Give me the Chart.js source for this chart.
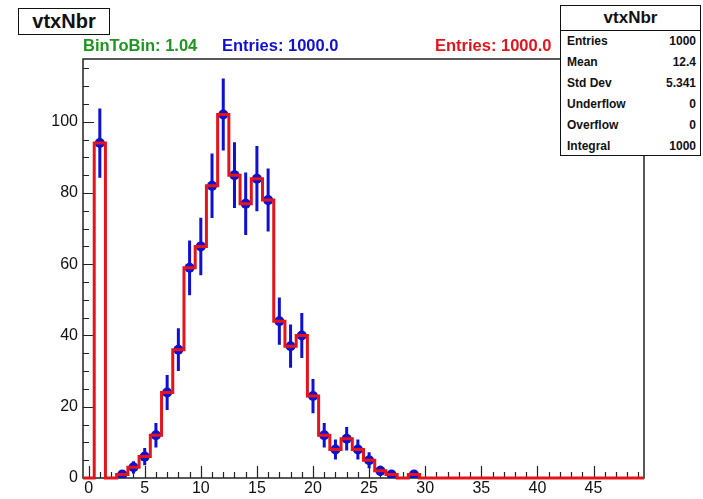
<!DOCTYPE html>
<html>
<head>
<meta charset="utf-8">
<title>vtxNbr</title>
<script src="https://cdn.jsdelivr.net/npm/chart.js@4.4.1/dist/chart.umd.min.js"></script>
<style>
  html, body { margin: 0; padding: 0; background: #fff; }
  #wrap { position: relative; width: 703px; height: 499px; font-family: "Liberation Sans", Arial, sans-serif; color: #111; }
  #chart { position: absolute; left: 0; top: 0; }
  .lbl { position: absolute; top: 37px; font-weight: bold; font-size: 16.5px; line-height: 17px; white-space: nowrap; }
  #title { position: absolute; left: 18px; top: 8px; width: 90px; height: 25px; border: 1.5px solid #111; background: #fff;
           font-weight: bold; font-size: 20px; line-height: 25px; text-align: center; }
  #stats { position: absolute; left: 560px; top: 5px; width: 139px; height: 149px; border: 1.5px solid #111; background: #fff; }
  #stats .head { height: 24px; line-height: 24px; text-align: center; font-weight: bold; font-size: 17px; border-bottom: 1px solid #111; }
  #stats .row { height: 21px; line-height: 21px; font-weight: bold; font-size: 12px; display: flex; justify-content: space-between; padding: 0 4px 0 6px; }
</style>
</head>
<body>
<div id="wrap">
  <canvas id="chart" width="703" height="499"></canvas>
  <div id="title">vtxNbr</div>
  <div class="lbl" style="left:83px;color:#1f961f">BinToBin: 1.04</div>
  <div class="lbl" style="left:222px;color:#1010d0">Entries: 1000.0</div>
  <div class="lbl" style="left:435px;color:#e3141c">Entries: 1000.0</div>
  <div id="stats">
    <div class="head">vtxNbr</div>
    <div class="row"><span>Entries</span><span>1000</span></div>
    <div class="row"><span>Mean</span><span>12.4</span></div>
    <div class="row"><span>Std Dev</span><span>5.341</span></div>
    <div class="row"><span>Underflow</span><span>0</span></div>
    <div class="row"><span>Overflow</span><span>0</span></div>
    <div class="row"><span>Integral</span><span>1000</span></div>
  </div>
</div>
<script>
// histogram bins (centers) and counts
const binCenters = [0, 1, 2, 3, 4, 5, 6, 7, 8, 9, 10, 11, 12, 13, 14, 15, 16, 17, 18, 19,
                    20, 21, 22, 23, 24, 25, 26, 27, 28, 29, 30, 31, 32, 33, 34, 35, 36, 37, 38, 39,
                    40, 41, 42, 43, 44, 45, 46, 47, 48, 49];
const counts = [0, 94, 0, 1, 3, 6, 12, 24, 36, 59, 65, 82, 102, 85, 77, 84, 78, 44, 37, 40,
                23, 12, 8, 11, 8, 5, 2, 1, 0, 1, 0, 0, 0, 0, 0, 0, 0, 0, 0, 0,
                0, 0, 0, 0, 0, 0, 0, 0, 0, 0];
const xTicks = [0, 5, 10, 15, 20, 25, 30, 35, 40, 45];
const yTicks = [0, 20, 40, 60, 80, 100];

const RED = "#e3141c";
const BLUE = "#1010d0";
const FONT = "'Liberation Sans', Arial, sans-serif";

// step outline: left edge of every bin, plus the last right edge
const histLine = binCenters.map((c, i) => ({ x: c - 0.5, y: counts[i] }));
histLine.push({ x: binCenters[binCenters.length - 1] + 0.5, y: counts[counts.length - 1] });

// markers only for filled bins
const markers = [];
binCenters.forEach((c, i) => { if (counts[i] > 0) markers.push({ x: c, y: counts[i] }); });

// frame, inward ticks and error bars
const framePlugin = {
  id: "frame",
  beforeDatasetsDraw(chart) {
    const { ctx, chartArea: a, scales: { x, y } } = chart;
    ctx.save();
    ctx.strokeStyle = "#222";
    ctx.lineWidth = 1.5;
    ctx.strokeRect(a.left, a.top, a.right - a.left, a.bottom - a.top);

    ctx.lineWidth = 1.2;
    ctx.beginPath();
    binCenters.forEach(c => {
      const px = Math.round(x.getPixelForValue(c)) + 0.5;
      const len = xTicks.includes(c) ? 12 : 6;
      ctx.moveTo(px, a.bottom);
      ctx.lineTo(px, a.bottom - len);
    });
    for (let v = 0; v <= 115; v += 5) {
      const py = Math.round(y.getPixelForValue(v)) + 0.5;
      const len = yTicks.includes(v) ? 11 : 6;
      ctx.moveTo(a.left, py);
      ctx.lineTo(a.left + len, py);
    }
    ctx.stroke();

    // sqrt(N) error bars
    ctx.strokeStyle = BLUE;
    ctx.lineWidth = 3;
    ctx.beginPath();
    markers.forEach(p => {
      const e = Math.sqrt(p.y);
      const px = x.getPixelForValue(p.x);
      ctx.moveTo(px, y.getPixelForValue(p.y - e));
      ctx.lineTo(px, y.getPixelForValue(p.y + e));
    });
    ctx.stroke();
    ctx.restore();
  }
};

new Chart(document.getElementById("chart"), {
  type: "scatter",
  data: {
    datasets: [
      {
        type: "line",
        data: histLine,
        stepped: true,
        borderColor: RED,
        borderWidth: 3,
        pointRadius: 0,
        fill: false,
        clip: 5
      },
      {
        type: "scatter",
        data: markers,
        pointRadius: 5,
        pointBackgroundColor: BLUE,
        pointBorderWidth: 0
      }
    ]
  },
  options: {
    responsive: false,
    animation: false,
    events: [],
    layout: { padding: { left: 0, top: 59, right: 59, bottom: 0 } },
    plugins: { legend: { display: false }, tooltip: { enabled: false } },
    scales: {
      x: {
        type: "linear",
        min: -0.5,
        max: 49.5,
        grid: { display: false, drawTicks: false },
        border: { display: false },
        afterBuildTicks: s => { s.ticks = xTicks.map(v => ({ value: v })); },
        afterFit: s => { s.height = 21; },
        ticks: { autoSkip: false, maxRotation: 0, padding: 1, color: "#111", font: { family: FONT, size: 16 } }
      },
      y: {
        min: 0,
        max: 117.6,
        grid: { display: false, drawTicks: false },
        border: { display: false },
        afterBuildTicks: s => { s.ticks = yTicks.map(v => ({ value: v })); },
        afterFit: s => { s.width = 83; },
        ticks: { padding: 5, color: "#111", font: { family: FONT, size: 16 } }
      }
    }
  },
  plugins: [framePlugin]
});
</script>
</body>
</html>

----------

Reproduce the material word for word, minus the images.

Give me the Chart.js source for this chart.
<!DOCTYPE html>
<html>
<head>
<meta charset="utf-8">
<title>vtxNbr</title>
<script src="https://cdn.jsdelivr.net/npm/chart.js@4.4.1/dist/chart.umd.min.js"></script>
<style>
  html, body { margin: 0; padding: 0; background: #fff; }
  #wrap { position: relative; width: 703px; height: 499px; font-family: "Liberation Sans", Arial, sans-serif; color: #111; }
  #chart { position: absolute; left: 0; top: 0; }
  .lbl { position: absolute; top: 37px; font-weight: bold; font-size: 16.5px; line-height: 17px; white-space: nowrap; }
  #title { position: absolute; left: 18px; top: 8px; width: 90px; height: 25px; border: 1.5px solid #111; background: #fff;
           font-weight: bold; font-size: 20px; line-height: 25px; text-align: center; }
  #stats { position: absolute; left: 560px; top: 5px; width: 139px; height: 149px; border: 1.5px solid #111; background: #fff; }
  #stats .head { height: 24px; line-height: 24px; text-align: center; font-weight: bold; font-size: 17px; border-bottom: 1px solid #111; }
  #stats .row { height: 21px; line-height: 21px; font-weight: bold; font-size: 12px; display: flex; justify-content: space-between; padding: 0 4px 0 6px; }
</style>
</head>
<body>
<div id="wrap">
  <canvas id="chart" width="703" height="499"></canvas>
  <div id="title">vtxNbr</div>
  <div class="lbl" style="left:83px;color:#1f961f">BinToBin: 1.04</div>
  <div class="lbl" style="left:222px;color:#1010d0">Entries: 1000.0</div>
  <div class="lbl" style="left:435px;color:#e3141c">Entries: 1000.0</div>
  <div id="stats">
    <div class="head">vtxNbr</div>
    <div class="row"><span>Entries</span><span>1000</span></div>
    <div class="row"><span>Mean</span><span>12.4</span></div>
    <div class="row"><span>Std Dev</span><span>5.341</span></div>
    <div class="row"><span>Underflow</span><span>0</span></div>
    <div class="row"><span>Overflow</span><span>0</span></div>
    <div class="row"><span>Integral</span><span>1000</span></div>
  </div>
</div>
<script>
// histogram bins (centers) and counts
const binCenters = [0, 1, 2, 3, 4, 5, 6, 7, 8, 9, 10, 11, 12, 13, 14, 15, 16, 17, 18, 19,
                    20, 21, 22, 23, 24, 25, 26, 27, 28, 29, 30, 31, 32, 33, 34, 35, 36, 37, 38, 39,
                    40, 41, 42, 43, 44, 45, 46, 47, 48, 49];
const counts = [0, 94, 0, 1, 3, 6, 12, 24, 36, 59, 65, 82, 102, 85, 77, 84, 78, 44, 37, 40,
                23, 12, 8, 11, 8, 5, 2, 1, 0, 1, 0, 0, 0, 0, 0, 0, 0, 0, 0, 0,
                0, 0, 0, 0, 0, 0, 0, 0, 0, 0];
const xTicks = [0, 5, 10, 15, 20, 25, 30, 35, 40, 45];
const yTicks = [0, 20, 40, 60, 80, 100];

const RED = "#e3141c";
const BLUE = "#1010d0";
const FONT = "'Liberation Sans', Arial, sans-serif";

// step outline: left edge of every bin, plus the last right edge
const histLine = binCenters.map((c, i) => ({ x: c - 0.5, y: counts[i] }));
histLine.push({ x: binCenters[binCenters.length - 1] + 0.5, y: counts[counts.length - 1] });

// markers only for filled bins
const markers = [];
binCenters.forEach((c, i) => { if (counts[i] > 0) markers.push({ x: c, y: counts[i] }); });

// frame, inward ticks and error bars
const framePlugin = {
  id: "frame",
  beforeDatasetsDraw(chart) {
    const { ctx, chartArea: a, scales: { x, y } } = chart;
    ctx.save();
    ctx.strokeStyle = "#222";
    ctx.lineWidth = 1.5;
    ctx.strokeRect(a.left, a.top, a.right - a.left, a.bottom - a.top);

    ctx.lineWidth = 1.2;
    ctx.beginPath();
    binCenters.forEach(c => {
      const px = Math.round(x.getPixelForValue(c)) + 0.5;
      const len = xTicks.includes(c) ? 12 : 6;
      ctx.moveTo(px, a.bottom);
      ctx.lineTo(px, a.bottom - len);
    });
    for (let v = 0; v <= 115; v += 5) {
      const py = Math.round(y.getPixelForValue(v)) + 0.5;
      const len = yTicks.includes(v) ? 11 : 6;
      ctx.moveTo(a.left, py);
      ctx.lineTo(a.left + len, py);
    }
    ctx.stroke();

    // sqrt(N) error bars
    ctx.strokeStyle = BLUE;
    ctx.lineWidth = 3;
    ctx.beginPath();
    markers.forEach(p => {
      const e = Math.sqrt(p.y);
      const px = x.getPixelForValue(p.x);
      ctx.moveTo(px, y.getPixelForValue(p.y - e));
      ctx.lineTo(px, y.getPixelForValue(p.y + e));
    });
    ctx.stroke();
    ctx.restore();
  }
};

new Chart(document.getElementById("chart"), {
  type: "scatter",
  data: {
    datasets: [
      {
        type: "line",
        data: histLine,
        stepped: true,
        borderColor: RED,
        borderWidth: 3,
        pointRadius: 0,
        fill: false,
        clip: 5
      },
      {
        type: "scatter",
        data: markers,
        pointRadius: 5,
        pointBackgroundColor: BLUE,
        pointBorderWidth: 0
      }
    ]
  },
  options: {
    responsive: false,
    animation: false,
    events: [],
    layout: { padding: { left: 0, top: 59, right: 59, bottom: 0 } },
    plugins: { legend: { display: false }, tooltip: { enabled: false } },
    scales: {
      x: {
        type: "linear",
        min: -0.5,
        max: 49.5,
        grid: { display: false, drawTicks: false },
        border: { display: false },
        afterBuildTicks: s => { s.ticks = xTicks.map(v => ({ value: v })); },
        afterFit: s => { s.height = 21; },
        ticks: { autoSkip: false, maxRotation: 0, padding: 1, color: "#111", font: { family: FONT, size: 16 } }
      },
      y: {
        min: 0,
        max: 117.6,
        grid: { display: false, drawTicks: false },
        border: { display: false },
        afterBuildTicks: s => { s.ticks = yTicks.map(v => ({ value: v })); },
        afterFit: s => { s.width = 83; },
        ticks: { padding: 5, color: "#111", font: { family: FONT, size: 16 } }
      }
    }
  },
  plugins: [framePlugin]
});
</script>
</body>
</html>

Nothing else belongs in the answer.